Солдаты держались замкнуто. Они собирались кучками и замолкали при появлении офицеров. Сами офицеры избегали друг друга. Бертюоль предложил Субейраку партию в бридж, но Франсуа вежливо отказался.
Долгожданный день отдыха тянулся бесконечно. Обычно солдаты бравого батальона не упускали случая выпить, вечером им даже запрещалось идти в кафе. На сей раз эта мера оказалась излишней: за весь день не было ни одного пьяного.
Солнце постепенно клонилось к западу, время тянулось медленно. В деревне было около трехсот жителей, но они прятались от солдат и почти не выходили из домов.
На вечернем построении все узнали, что назавтра в пять часов батальон тронется в направлении Паньи-на-Мозеле. В эту же ночь немецкая авиация бомбардировала станцию Паньи. Бравый батальон получил предписание двинуться в путь на следующий день. Ватрен молча произвел смотр. Субейраку он не сказал ни слова.
И ровно через двадцать четыре часа после расстрела солдата, в прекрасное погожее утро, он дал приказ о выступлении.
Взводы один за другим скрывались за рядами яблонь и уходили вдоль оврагов. Вскоре они растянулись на несколько километров, но не так беспорядочно, как шли с передовых, а в строгом воинском строю.

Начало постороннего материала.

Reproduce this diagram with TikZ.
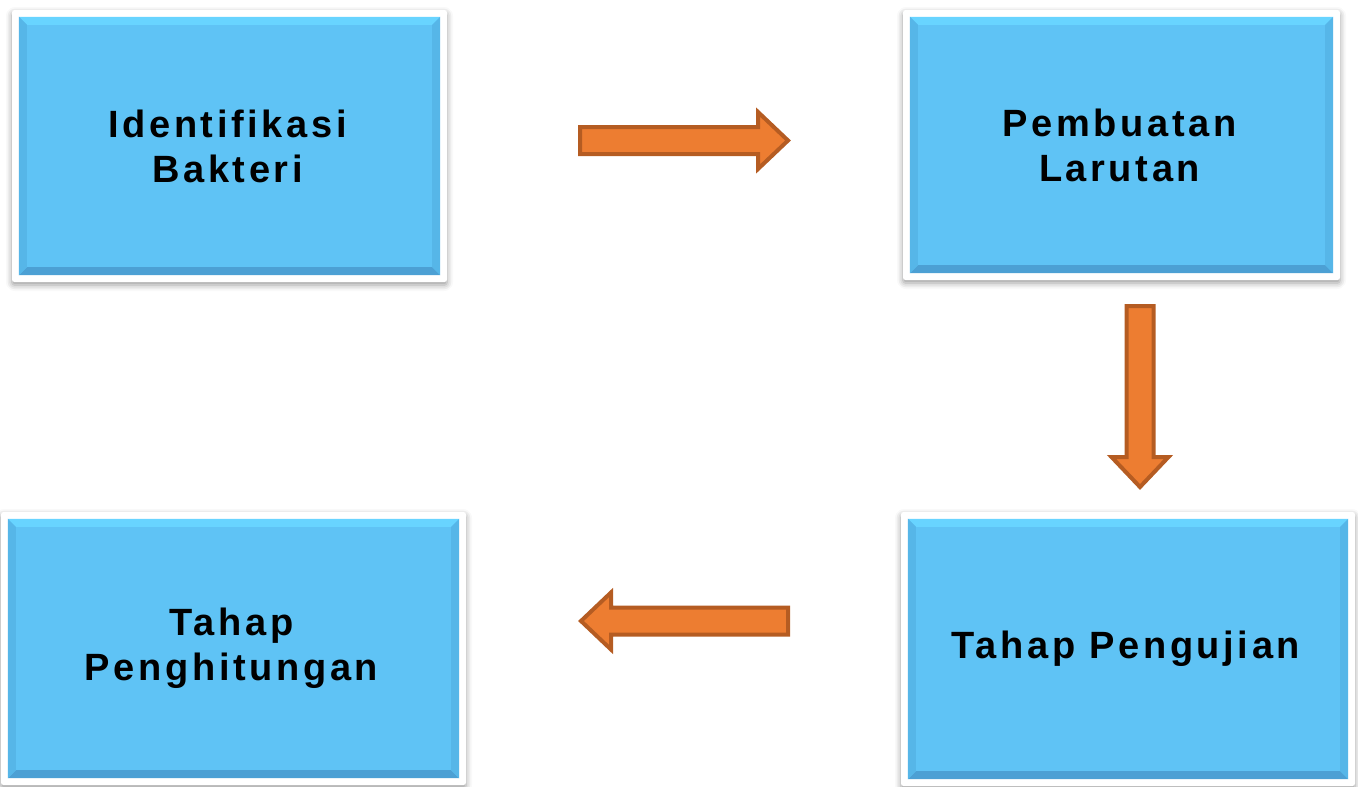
\documentclass[tikz,border=0pt]{standalone}
\usepackage{fontspec}
\newfontfamily\stagefont[LetterSpace=9.5]{Liberation Sans Bold}
\usetikzlibrary{calc,shadows.blur}
\definecolor{boxblue}{RGB}{95,195,245}
\definecolor{bevtop}{RGB}{104,212,255}
\definecolor{bevbot}{RGB}{76,160,212}
\definecolor{bevside}{RGB}{86,182,232}
\definecolor{arrfill}{RGB}{237,125,49}
\definecolor{arrdraw}{RGB}{181,92,34}
\tikzset{
  frame/.style={fill=white, draw=none, rounded corners=2.5pt, inner sep=0pt,
    blur shadow={shadow xshift=0pt, shadow yshift=-3pt, shadow blur radius=6pt, shadow opacity=40}},
  stagetext/.style={align=center, text=black, inner sep=0pt, xshift=-2pt,
    font=\stagefont\fontsize{38}{45}\selectfont},
  barrow/.style={fill=arrfill, draw=arrdraw, line width=4pt, line join=miter},
}
\newcommand\bevelbox[1]{%
  \coordinate (#1i1) at ($(#1.north west)+(7,7)$);
  \coordinate (#1i2) at ($(#1.south east)+(-7,-7)$);
  \fill[boxblue] (#1i1) rectangle (#1i2);
  \fill[bevtop] (#1i1) -- (#1i1 -| #1i2) -- ($(#1i1 -| #1i2)+(-8,8)$) -- ($(#1i1)+(8,8)$) -- cycle;
  \fill[bevbot] (#1i2) -- (#1i2 -| #1i1) -- ($(#1i2 -| #1i1)+(8,-8)$) -- ($(#1i2)+(-8,-8)$) -- cycle;
  \fill[bevside] (#1i1) -- (#1i2 -| #1i1) -- ($(#1i2 -| #1i1)+(8,-8)$) -- ($(#1i1)+(8,8)$) -- cycle;
  \fill[bevside] (#1i2) -- (#1i1 -| #1i2) -- ($(#1i1 -| #1i2)+(-8,8)$) -- ($(#1i2)+(-8,-8)$) -- cycle;
}
% block arrow: start coordinate, angle, length
\newcommand\blockarrow[3]{%
  \begin{scope}[shift={(#1)}, rotate=#2]
    \draw[barrow] (0,-13.5) -- (#3-30,-13.5) -- (#3-30,-28.5) -- (#3,0) -- (#3-30,28.5) -- (#3-30,13.5) -- (0,13.5) -- cycle;
  \end{scope}}
\begin{document}
\begin{tikzpicture}[x=1pt,y=-1pt]
\useasboundingbox (0,0) rectangle (1358,787);
% frames
\node[frame, minimum width=435, minimum height=272] (f1) at (229.5,146) {};
\node[frame, minimum width=437, minimum height=270] (f2) at (1121.5,145) {};
\node[frame, minimum width=454, minimum height=274] (f3) at (1128,649) {};
\node[frame, minimum width=465, minimum height=273] (f4) at (233.5,648.5) {};
\bevelbox{f1}
\bevelbox{f2}
\bevelbox{f3}
\bevelbox{f4}
\node[stagetext] (s1) at (f1) {Identifikasi\\Bakteri};
\node[stagetext] (s2) at (f2) {Pembuatan\\Larutan};
\node[stagetext] (s3) at (f3) {Tahap Pengujian};
\node[stagetext] (s4) at (f4) {Tahap\\Penghitungan};
% arrows
\coordinate (a1) at (580,140.5);
\coordinate (a2) at (1140,306);
\coordinate (a3) at (788,621);
\blockarrow{a1}{0}{208}
\blockarrow{a2}{-90}{181}
\blockarrow{a3}{180}{207}
\end{tikzpicture}
\end{document}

Перед ними до самого Паньи, дымки которого должны были скоро появиться на горизонте, расстилалась славная долина Мозеля. Ни один из жителей Вольмеранжа не вышел посмотреть, как они уходили.
Первым заговорил адвокат Пакеро из взвода Субейрака.
— Господин лейтенант, мы уходим как убийцы.
Субейрак не ответил. Он шел с трудом, волоча ногу. Ему было очень больно идти, но он принимал эту боль как заслуженное наказание.
Контрабандист Матиас, самый живописный из его подчиненных, здоровый парень, который всю жизнь шутил с опасностью и не считался с законами, сказал немного погодя:
— Меня им бы не удалось так взять, господин лейтенант. Я этих жандармов…
Франсуа печально улыбнулся и остановился. Рота обогнала его. Он задыхался. За его зебрами следовала первая рота во главе с капитаном Бланом, его сопровождал Эль-Медико.
— Ну, как обошлось вчера утром, капитан? — спросил Франсуа у Блана.
— Плохо, — ответил Блан.
— Хорошо, — сказал Эль-Медико. — Все зависит от точки зрения на вещи.
Его саркастический тон был просто невыносим.
— Дюрру, — сказал Франсуа, — никогда в жизни мне так не хотелось дать человеку в морду!
— Ты бы зря потратил время, — ответил врач. — Ты вызываешь жалость, да и Пофиле тоже. Он прячется от людей, точно прокаженный.
— Перестаньте, Дюрру, — сказал Блан.
— Вы не поняли меня, господин капитан. Или вы с ними заодно? Они напоминают мне деревенских увальней, которые, продавая свинью, хотят сохранить сало! Вы принимаете войну? Ну так и воюйте же, господа! И не морочьте себе голову девичьей сентиментальностью, мещанскими нежностями и щепетильными угрызениями совести!
— Я думаю, Дюрру, — сказал Франсуа, — что расстрелянный разделял твои убеждения.
— Разумеется, — резко ответил Дюрру. — Впереди еще не один расстрел. Шутки только начинаются. Я не терзаюсь стыдом, как вы. Я горд за этого парня!
— Дюрру!
— Господин капитан, нам осталось только несколько дней говорить то, что думаешь. Разумеется, среди своих, да и то, если не слишком боишься сгнить за пораженчество в концлагере! Сейчас я говорю, что думаю, а потом уж заткну свою неуемную глотку. Да, я горжусь этим парнем. Знаете ли вы хотя бы его имя?
Нет! В течение всего времени, пока происходила эта драма, Субейрак называл его человеком.
Дюрру продолжал с холодным бешенством:
— Его звали Маршан. Совсем как знаменитого Маршана[19]. Огюстен Маршан. Он родился в Бийянкуре в 1903 году. Не был женат, но имел ребенка. Он отказался от спирта и сигареты и вежливо попросил священника оставить его в покое. Он не позволил завязать себе глаза.
Каждое слово Дюрру, точно плетью, хлестало Субейрака. Но он не мог заставить его замолчать, да и не хотел. Военврач Дюрру, бывший пехотный капитан Интернациональной бригады на мадридском фронте, имел что сказать на этот счет, и его мнение, мнение человека, уверенного в своей правоте, производило неотразимое впечатление на этих людей, ищущих истину в потемках.